The foregoing acknowledgements,
agreements, undertakings, representations, warranties and
confirmations are given for the benefit of the Company as well as
each of the Banks (for their own benefit and, where relevant, the
benefit of their respective Affiliates and any person acting on
behalf of any of them) and are irrevocable. Each Placee, and
any person acting on behalf of a Placee, acknowledges that none of
the Banks nor the Company owe any fiduciary or other duties to any
Placee in respect of any representations, warranties, undertakings
or indemnities in the Placing Agreement.
Please also note that the agreement
to allot and issue Placing Shares to Placees (or the persons for
whom Placees are contracting as nominee or agent) free
of UK stamp duty and UK stamp duty reserve tax
relates only to their allotment and issue to Placees, or such
persons as they nominate as their agents or nominees, direct from
the Company for the Placing Shares in question. None of the
Company or the Banks nor their respective Affiliates nor any person
acting on its or their behalf will be responsible for
any UK stamp duty or UK stamp duty reserve tax
(including any interest and penalties relating thereto) arising in
relation to the Placing Shares in any other
circumstances.
Such agreement is subject to the
representations, warranties and further terms above and also
assumes, and is based on a warranty and representation from each
Placee, that the Placing Shares are not being acquired in
connection with arrangements to issue depositary receipts or to
issue or transfer the Placing Shares into a clearance
service. None of the Banks, the Company, or their respective
Affiliates or any person acting on its or their behalf will be
liable to bear any stamp duty or stamp duty reserve tax or any
other similar duties or taxes ("transfer taxes") that arise (i) if
there are any such arrangements (or if any such arrangements arise
subsequent to the acquisition by Placees of Placing Shares) or (ii)

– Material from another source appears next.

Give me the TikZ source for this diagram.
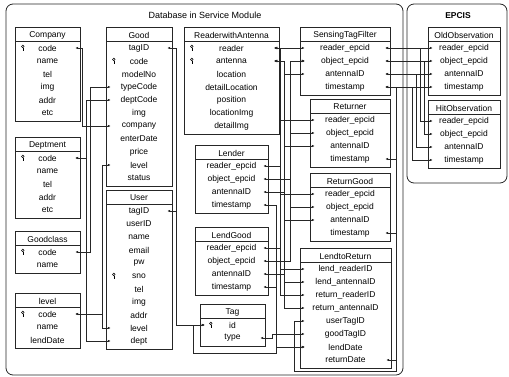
\documentclass[tikz,border=0pt]{standalone}
\usepackage{fontspec}
\setmainfont{Liberation Sans}
\usetikzlibrary{arrows.meta}

\tikzset{
  tblbox/.style={draw=black!85, line width=0.8pt},
  tbltext/.style={font=\fontsize{8.5}{10}\selectfont, inner sep=0pt},
  tblrow/.style={tbltext, minimum height=9pt},
  link/.style={draw=black!85, line width=0.65pt, {Latex[length=3pt,width=2.6pt]}-{Latex[length=3pt,width=2.6pt]}},
  halflink/.style={draw=black!85, line width=0.65pt, {Latex[length=3pt,width=2.6pt]}-},
  frame/.style={draw=black!85, line width=0.8pt, rounded corners=7pt},
  pkey/.pic={
    \draw[line width=0.5pt] (0,-1.6) circle (1.3pt);
    \draw[line width=0.5pt] (0,-0.3) -- (0,3) (0,1.6) -- (1.2,1.6) (0,2.7) -- (1.2,2.7);
  }
}

% table: name, left, right, top, header, rows
\newcommand\dbtable[6]{%
  \node[tbltext] (#1) at ({(#2+#3)/2},#4+8) {#5};
  \foreach \rowtext [count=\i] in {#6} {
    \node[tblrow, minimum width={#3-#2-10}] (#1-\i) at ({(#2+#3)/2},{#4+8+13*\i}) {\rowtext};
    \xdef\tblrows{\i}
  }
  \draw[tblbox] (#2,#4) rectangle (#3,{#4+16+13*\tblrows});
  \draw[tblbox] (#2,#4+14) -- (#3,#4+14);
}

\begin{document}
\begin{tikzpicture}[x=1pt,y=-1pt]
    \useasboundingbox (0,0) rectangle (509,377);
    % frames
    \draw[frame] (6,4) rectangle (403,375);
    \draw[frame] (407,4) rectangle (507,183);
    \node[font=\fontsize{9}{10}\selectfont] (dbtitle) at (205,15) {Database in Service Module};
    \node[font=\bfseries\fontsize{8.5}{10}\selectfont] (epcis) at (458,16) {EPCIS};
    % tables
    \dbtable{company}{15}{80}{27}{Company}{code,name,tel,img,addr,etc}
    \dbtable{deptment}{15}{80}{137}{Deptment}{code,name,tel,addr,etc}
    \dbtable{goodclass}{15}{80}{231}{Goodclass}{code,name}
    \dbtable{level}{15}{80}{293}{level}{code,name,lendDate}
    \dbtable{good}{106}{172}{27}{Good}{tagID,code,modelNo,typeCode,deptCode,img,company,enterDate,price,level,status}
    \dbtable{user}{106}{172}{190}{User}{tagID,userID,name,email,pw,sno,tel,img,addr,level,dept}
    \dbtable{reader}{184}{279}{27}{ReaderwithAntenna}{reader,antenna,location,detailLocation,position,locationImg,detailImg}
    \dbtable{lender}{195}{268}{145}{Lender}{reader\_epcid,object\_epcid,antennaID,timestamp}
    \dbtable{lendgood}{195}{268}{227}{LendGood}{reader\_epcid,object\_epcid,antennaID,timestamp}
    \dbtable{tag}{200}{265}{304}{Tag}{id,type}
    \dbtable{sensing}{300}{390}{27}{SensingTagFilter}{reader\_epcid,object\_epcid,antennaID,timestamp}
    \dbtable{returner}{310}{390}{99}{Returner}{reader\_epcid,object\_epcid,antennaID,timestamp}
    \dbtable{returngood}{310}{390}{173}{ReturnGood}{reader\_epcid,object\_epcid,antennaID,timestamp}
    \dbtable{lendtoreturn}{300}{391}{248}{LendtoReturn}{lend\_readerID,lend\_antennaID,return\_readerID,return\_antennaID,userTagID,goodTagID,lendDate,returnDate}
    \dbtable{oldobs}{428}{500}{27}{OldObservation}{reader\_epcid,object\_epcid,antennaID,timestamp}
    \dbtable{hitobs}{428}{500}{100}{HitObservation}{reader\_epcid,object\_epcid,antennaID,timestamp}
    % keys
    \foreach \k in {company-1,deptment-1,goodclass-1,level-1,good-2,user-6,reader-1,reader-2}
      \pic at ([xshift=3pt]\k.west) {pkey};
    \pic at ([xshift=6pt]tag-1.west) {pkey};
    % bus lines
    \coordinate (cobus) at (82,0);
    \coordinate (depbus) at (86,0);
    \coordinate (clsbus) at (90,0);
    \coordinate (lvlbus) at (102,0);
    \coordinate (tagbus) at (176,0);
    \coordinate (idbus) at (193,0);
    \coordinate (idfoot) at (193,353);
    \coordinate (tybus) at (272,0);
    \coordinate (ldbus) at (276,0);
    \coordinate (rdbus) at (280,0);
    \coordinate (anbus) at (284,0);
    \coordinate (obbus) at (290,0);
    \coordinate (utbus) at (294,0);
    \coordinate (tsbus) at (396,0);
    \coordinate (tsfoot) at (396,371);
    % left column
    \draw[link] (company-1.east) -- (company-1.east -| cobus) |- (good-7.west);
    \foreach \t in {good-5,user-11}
      \draw[link] (deptment-1.east) -- (deptment-1.east -| depbus) |- (\t.west);
    \draw[link] (goodclass-1.east) -- (goodclass-1.east -| clsbus) |- (good-4.west);
    \foreach \t in {good-10,user-10}
      \draw[link] (level-1.east) -- (level-1.east -| lvlbus) |- (\t.west);
    % tag
    \foreach \s in {good-1,user-1}
      \draw[link] (\s.east) -- (\s.east -| tagbus) |- (tag-1.west);
    \draw[link] (tag-1.west) -| (idfoot) -- (idfoot -| ldbus) -- (lendtoreturn-7.west -| ldbus) -- (lendtoreturn-7.west);
    \draw[link] (tag-2.east) -- (tag-2.east -| tybus) |- (lendtoreturn-6.west);
    \foreach \s in {lender-4,lendgood-4}
      \draw[link] (\s.east) -- (\s.east -| ldbus) |- (lendtoreturn-7.west);
    % reader
    \draw[link] (reader-1.east) -- (sensing-1.west);
    \foreach \t in {lender-1.east,lendgood-1.east,returner-1.west,returngood-1.west,lendtoreturn-1.west,lendtoreturn-3.west}
      \draw[link] (reader-1.east) -- (reader-1.east -| rdbus) |- (\t);
    % antenna
    \foreach \t in {sensing-3.west,lender-3.east,lendgood-3.east,returner-3.west,returngood-3.west,lendtoreturn-2.west,lendtoreturn-4.west}
      \draw[link] (reader-2.east) -- (reader-2.east -| anbus) |- (\t);
    % object
    \foreach \t in {lender-2.east,lendgood-2.east,returner-2.west,returngood-2.west}
      \draw[link] (sensing-2.west) -- (sensing-2.west -| obbus) |- (\t);
    % timestamps
    \draw[link] (lendtoreturn-8.east) -- (lendtoreturn-8.east -| tsbus) |- (sensing-4.east);
    \foreach \s in {returner-4,returngood-4}
      \draw[halflink] (\s.east) -- (\s.east -| tsbus);
    \draw[halflink] (lendtoreturn-5.west) -| (utbus |- tsfoot) -- (tsfoot) -- (lendtoreturn-8.east -| tsbus);
    % EPCIS
    \foreach \i/\b in {1/420,2/424,3/416,4/412} {
      \draw[link] (sensing-\i.east) -- (oldobs-\i.west);
      \draw[link] (sensing-\i.east) -- (\b,0 |- sensing-\i.east) |- (hitobs-\i.west);
    }
\end{tikzpicture}
\end{document}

on a sale of Placing Shares, or (iii) for transfer taxes arising
otherwise than under the laws of the United Kingdom.
Each Placee to whom (or on behalf of whom, or in respect of the
person for whom it is participating in the Placing as an agent or
nominee) the allocation, allotment, issue or delivery of Placing
Shares has given rise to such transfer taxes undertakes to pay such
transfer taxes forthwith, and agrees to indemnify on an after-tax
basis and hold the Banks, the Company and their respective
Affiliates harmless from any such transfer taxes, and all interest,
fines or penalties in relation to such transfer taxes. Each
Placee should, therefore, take its own advice as to whether any
such transfer tax liability arises.
Each Placee and any person acting on
behalf of each Placee acknowledges and agrees that each of the
Banks and any of their respective Affiliates may, at their absolute
discretion, agree to become a Placee in respect of some or all of
the Placing Shares. Each Placee acknowledges and is aware
that the Banks are receiving a fee in connection with their role in
respect of the Placing as detailed in the Placing
Agreement.
When a Placee or person acting on
behalf of the Placee is dealing with a Bank, any money held in an
account with the Bank on behalf of the Placee and/or any person
acting on behalf of the Placee will not be treated as client money
within the meaning of the rules and regulations of
the FCA made under the FSMA. The Placee
acknowledges that the money will not be subject to the protections
conferred by the client money rules; as a consequence, this money
will not be segregated from the relevant Bank's money in accordance
with the client money rules and will be used by the Bank in the
course of its own business; and the Placee will rank only as a
general creditor of the Bank.
All times and dates in this
Announcement may be subject to amendment by the Banks and the
Company (in their absolute discretion). The Banks will notify
the Placees and any person acting on behalf of the Placees of any
changes.
Past performance is not a guide to
future performance and persons needing advice should consult an
independent financial adviser being, (i) if you are resident in
the United Kingdom a financial adviser who is authorised
under the Financial Services and Markets Act 2000, as amended, or
(ii) another appropriately authorised professional adviser if you
are resident in a territory outside of the United
Kingdom.
The rights and remedies of the Banks
and the Company under these Terms and Conditions are in addition to
any rights and remedies which would otherwise be available to each
of them and the exercise or partial exercise of one will not
prevent the exercise of others.
Each Placee may be asked to disclose
in writing or orally to the Banks:
a)
if he or she is an individual, his or her nationality;
or
b)
if he or she is a discretionary fund manager, the jurisdiction in
which the funds are managed or owned.
Unless the context requires
otherwise, references in this Appendix 1 to acquire (and related
terms such as acquired, acquiring and acquisition) shall include to
subscribe (and its related terms such as subscribed, subscribing
and subscription).
Time is of the essence as regards
each Placee's obligations under this Appendix 1.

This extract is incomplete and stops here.